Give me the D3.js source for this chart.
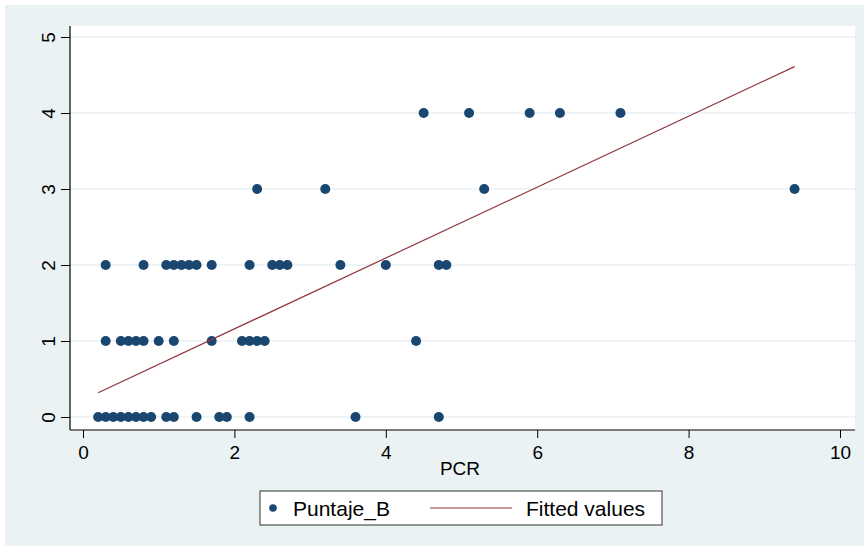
<!DOCTYPE html>
<html>
<head>
<meta charset="utf-8">
<script src="https://cdn.jsdelivr.net/npm/d3@7"></script>
<style>
  html, body { margin: 0; padding: 0; background: #ffffff; }
  svg { display: block; font-family: "Liberation Sans", Arial, sans-serif; }
</style>
</head>
<body>
<svg id="chart" width="864" height="546"></svg>
<script>
// Observations: PCR (x) and Puntaje_B (y), grouped by score row
const pcr = [
  0.2, 0.3, 0.4, 0.5, 0.6, 0.7, 0.8, 0.9, 1.1, 1.2, 1.5, 1.8, 1.9, 2.2, 3.6, 4.7,
  0.3, 0.5, 0.6, 0.7, 0.8, 1.0, 1.2, 1.7, 2.1, 2.2, 2.3, 2.4, 4.4,
  0.3, 0.8, 1.1, 1.2, 1.3, 1.4, 1.5, 1.7, 2.2, 2.5, 2.6, 2.7, 3.4, 4.0, 4.7, 4.8,
  2.3, 3.2, 5.3, 9.4,
  4.5, 5.1, 5.9, 6.3, 7.1
];
const puntaje = [
  0, 0, 0, 0, 0, 0, 0, 0, 0, 0, 0, 0, 0, 0, 0, 0,
  1, 1, 1, 1, 1, 1, 1, 1, 1, 1, 1, 1, 1,
  2, 2, 2, 2, 2, 2, 2, 2, 2, 2, 2, 2, 2, 2, 2, 2,
  3, 3, 3, 3,
  4, 4, 4, 4, 4
];
// Linear fit endpoints (fitted values at min and max PCR)
const fitX = [0.2, 9.4];
const fitY = [0.32, 4.61];

const xTicks = [0, 2, 4, 6, 8, 10];
const yTicks = [0, 1, 2, 3, 4, 5];
const xTitle = "PCR";
const legendLabels = ["Puntaje_B", "Fitted values"];

const navy = "#1a476f";
const maroon = "#90353b";
const bg = "#eaf2f3";

const svg = d3.select("#chart");

// outer graph region
svg.append("rect").attr("x", 5).attr("y", 5).attr("width", 859).attr("height", 541).attr("fill", bg);

const plot = { left: 70, top: 26, right: 855, bottom: 430 };
svg.append("rect")
  .attr("x", plot.left).attr("y", plot.top)
  .attr("width", plot.right - plot.left).attr("height", plot.bottom - plot.top)
  .attr("fill", "#ffffff");

const x = d3.scaleLinear().domain([0, 10]).range([83, 840]);
const y = d3.scaleLinear().domain([0, 5]).range([417, 37]);

// horizontal grid lines
svg.append("g").selectAll("line").data(yTicks).join("line")
  .attr("x1", plot.left).attr("x2", plot.right)
  .attr("y1", d => y(d)).attr("y2", d => y(d))
  .attr("stroke", bg).attr("stroke-width", 1.5);

// y axis
const gy = svg.append("g").attr("transform", `translate(${plot.left},0)`)
  .call(d3.axisLeft(y).tickValues(yTicks).tickSize(9).tickFormat(d3.format("d")));
gy.select(".domain").remove();
gy.selectAll(".tick line").attr("stroke", "#000");
gy.selectAll(".tick text")
  .attr("transform", "rotate(-90)")
  .attr("x", 0).attr("y", -15).attr("dy", 0)
  .attr("text-anchor", "middle")
  .attr("font-size", 19).attr("fill", "#000")
  .attr("font-family", "Liberation Sans, Arial, sans-serif");

// x axis
const gx = svg.append("g").attr("transform", `translate(0,${plot.bottom})`)
  .call(d3.axisBottom(x).tickValues(xTicks).tickSize(8).tickFormat(d3.format("d")));
gx.select(".domain").remove();
gx.selectAll(".tick line").attr("stroke", "#000");
gx.selectAll(".tick text")
  .attr("y", 29).attr("dy", 0)
  .attr("font-size", 19).attr("fill", "#000")
  .attr("font-family", "Liberation Sans, Arial, sans-serif");

// axis lines
svg.append("line").attr("x1", plot.left).attr("x2", plot.left)
  .attr("y1", plot.top).attr("y2", plot.bottom).attr("stroke", "#000").attr("stroke-width", 1.2);
svg.append("line").attr("x1", plot.left).attr("x2", plot.right)
  .attr("y1", plot.bottom).attr("y2", plot.bottom).attr("stroke", "#000").attr("stroke-width", 1.2);

svg.append("text").attr("x", 460).attr("y", 475).attr("text-anchor", "middle")
  .attr("font-size", 19).attr("fill", "#000").text(xTitle);

// scatter points
svg.append("g").selectAll("circle").data(pcr).join("circle")
  .attr("cx", d => x(d)).attr("cy", (d, i) => y(puntaje[i]))
  .attr("r", 5).attr("fill", navy);

// fitted line
const fit = fitX.map((d, i) => [d, fitY[i]]);
svg.append("path").datum(fit)
  .attr("d", d3.line().x(d => x(d[0])).y(d => y(d[1])))
  .attr("fill", "none").attr("stroke", maroon).attr("stroke-width", 1.2);

// legend
const lg = svg.append("g");
lg.append("rect").attr("x", 260).attr("y", 491).attr("width", 402).attr("height", 34)
  .attr("fill", "#fff").attr("stroke", "#333").attr("stroke-width", 1);
lg.append("circle").attr("cx", 273).attr("cy", 508).attr("r", 3.8).attr("fill", navy);
lg.append("text").attr("x", 293).attr("y", 516).attr("font-size", 21).attr("fill", "#000").text(legendLabels[0]);
lg.append("line").attr("x1", 430).attr("x2", 512).attr("y1", 508).attr("y2", 508)
  .attr("stroke", maroon).attr("stroke-width", 1.2);
lg.append("text").attr("x", 526).attr("y", 516).attr("font-size", 21).attr("fill", "#000").text(legendLabels[1]);
</script>
</body>
</html>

+-------+

◆ THE EXERCISE:
Return each line exactly as written. Any picture gets left out.

◆ OUTPUT BELOW:
Give me the D3.js source for this chart.
<!DOCTYPE html>
<html>
<head>
<meta charset="utf-8">
<script src="https://cdn.jsdelivr.net/npm/d3@7"></script>
<style>
  html, body { margin: 0; padding: 0; background: #ffffff; }
  svg { display: block; font-family: "Liberation Sans", Arial, sans-serif; }
</style>
</head>
<body>
<svg id="chart" width="864" height="546"></svg>
<script>
// Observations: PCR (x) and Puntaje_B (y), grouped by score row
const pcr = [
  0.2, 0.3, 0.4, 0.5, 0.6, 0.7, 0.8, 0.9, 1.1, 1.2, 1.5, 1.8, 1.9, 2.2, 3.6, 4.7,
  0.3, 0.5, 0.6, 0.7, 0.8, 1.0, 1.2, 1.7, 2.1, 2.2, 2.3, 2.4, 4.4,
  0.3, 0.8, 1.1, 1.2, 1.3, 1.4, 1.5, 1.7, 2.2, 2.5, 2.6, 2.7, 3.4, 4.0, 4.7, 4.8,
  2.3, 3.2, 5.3, 9.4,
  4.5, 5.1, 5.9, 6.3, 7.1
];
const puntaje = [
  0, 0, 0, 0, 0, 0, 0, 0, 0, 0, 0, 0, 0, 0, 0, 0,
  1, 1, 1, 1, 1, 1, 1, 1, 1, 1, 1, 1, 1,
  2, 2, 2, 2, 2, 2, 2, 2, 2, 2, 2, 2, 2, 2, 2, 2,
  3, 3, 3, 3,
  4, 4, 4, 4, 4
];
// Linear fit endpoints (fitted values at min and max PCR)
const fitX = [0.2, 9.4];
const fitY = [0.32, 4.61];

const xTicks = [0, 2, 4, 6, 8, 10];
const yTicks = [0, 1, 2, 3, 4, 5];
const xTitle = "PCR";
const legendLabels = ["Puntaje_B", "Fitted values"];

const navy = "#1a476f";
const maroon = "#90353b";
const bg = "#eaf2f3";

const svg = d3.select("#chart");

// outer graph region
svg.append("rect").attr("x", 5).attr("y", 5).attr("width", 859).attr("height", 541).attr("fill", bg);

const plot = { left: 70, top: 26, right: 855, bottom: 430 };
svg.append("rect")
  .attr("x", plot.left).attr("y", plot.top)
  .attr("width", plot.right - plot.left).attr("height", plot.bottom - plot.top)
  .attr("fill", "#ffffff");

const x = d3.scaleLinear().domain([0, 10]).range([83, 840]);
const y = d3.scaleLinear().domain([0, 5]).range([417, 37]);

// horizontal grid lines
svg.append("g").selectAll("line").data(yTicks).join("line")
  .attr("x1", plot.left).attr("x2", plot.right)
  .attr("y1", d => y(d)).attr("y2", d => y(d))
  .attr("stroke", bg).attr("stroke-width", 1.5);

// y axis
const gy = svg.append("g").attr("transform", `translate(${plot.left},0)`)
  .call(d3.axisLeft(y).tickValues(yTicks).tickSize(9).tickFormat(d3.format("d")));
gy.select(".domain").remove();
gy.selectAll(".tick line").attr("stroke", "#000");
gy.selectAll(".tick text")
  .attr("transform", "rotate(-90)")
  .attr("x", 0).attr("y", -15).attr("dy", 0)
  .attr("text-anchor", "middle")
  .attr("font-size", 19).attr("fill", "#000")
  .attr("font-family", "Liberation Sans, Arial, sans-serif");

// x axis
const gx = svg.append("g").attr("transform", `translate(0,${plot.bottom})`)
  .call(d3.axisBottom(x).tickValues(xTicks).tickSize(8).tickFormat(d3.format("d")));
gx.select(".domain").remove();
gx.selectAll(".tick line").attr("stroke", "#000");
gx.selectAll(".tick text")
  .attr("y", 29).attr("dy", 0)
  .attr("font-size", 19).attr("fill", "#000")
  .attr("font-family", "Liberation Sans, Arial, sans-serif");

// axis lines
svg.append("line").attr("x1", plot.left).attr("x2", plot.left)
  .attr("y1", plot.top).attr("y2", plot.bottom).attr("stroke", "#000").attr("stroke-width", 1.2);
svg.append("line").attr("x1", plot.left).attr("x2", plot.right)
  .attr("y1", plot.bottom).attr("y2", plot.bottom).attr("stroke", "#000").attr("stroke-width", 1.2);

svg.append("text").attr("x", 460).attr("y", 475).attr("text-anchor", "middle")
  .attr("font-size", 19).attr("fill", "#000").text(xTitle);

// scatter points
svg.append("g").selectAll("circle").data(pcr).join("circle")
  .attr("cx", d => x(d)).attr("cy", (d, i) => y(puntaje[i]))
  .attr("r", 5).attr("fill", navy);

// fitted line
const fit = fitX.map((d, i) => [d, fitY[i]]);
svg.append("path").datum(fit)
  .attr("d", d3.line().x(d => x(d[0])).y(d => y(d[1])))
  .attr("fill", "none").attr("stroke", maroon).attr("stroke-width", 1.2);

// legend
const lg = svg.append("g");
lg.append("rect").attr("x", 260).attr("y", 491).attr("width", 402).attr("height", 34)
  .attr("fill", "#fff").attr("stroke", "#333").attr("stroke-width", 1);
lg.append("circle").attr("cx", 273).attr("cy", 508).attr("r", 3.8).attr("fill", navy);
lg.append("text").attr("x", 293).attr("y", 516).attr("font-size", 21).attr("fill", "#000").text(legendLabels[0]);
lg.append("line").attr("x1", 430).attr("x2", 512).attr("y1", 508).attr("y2", 508)
  .attr("stroke", maroon).attr("stroke-width", 1.2);
lg.append("text").attr("x", 526).attr("y", 516).attr("font-size", 21).attr("fill", "#000").text(legendLabels[1]);
</script>
</body>
</html>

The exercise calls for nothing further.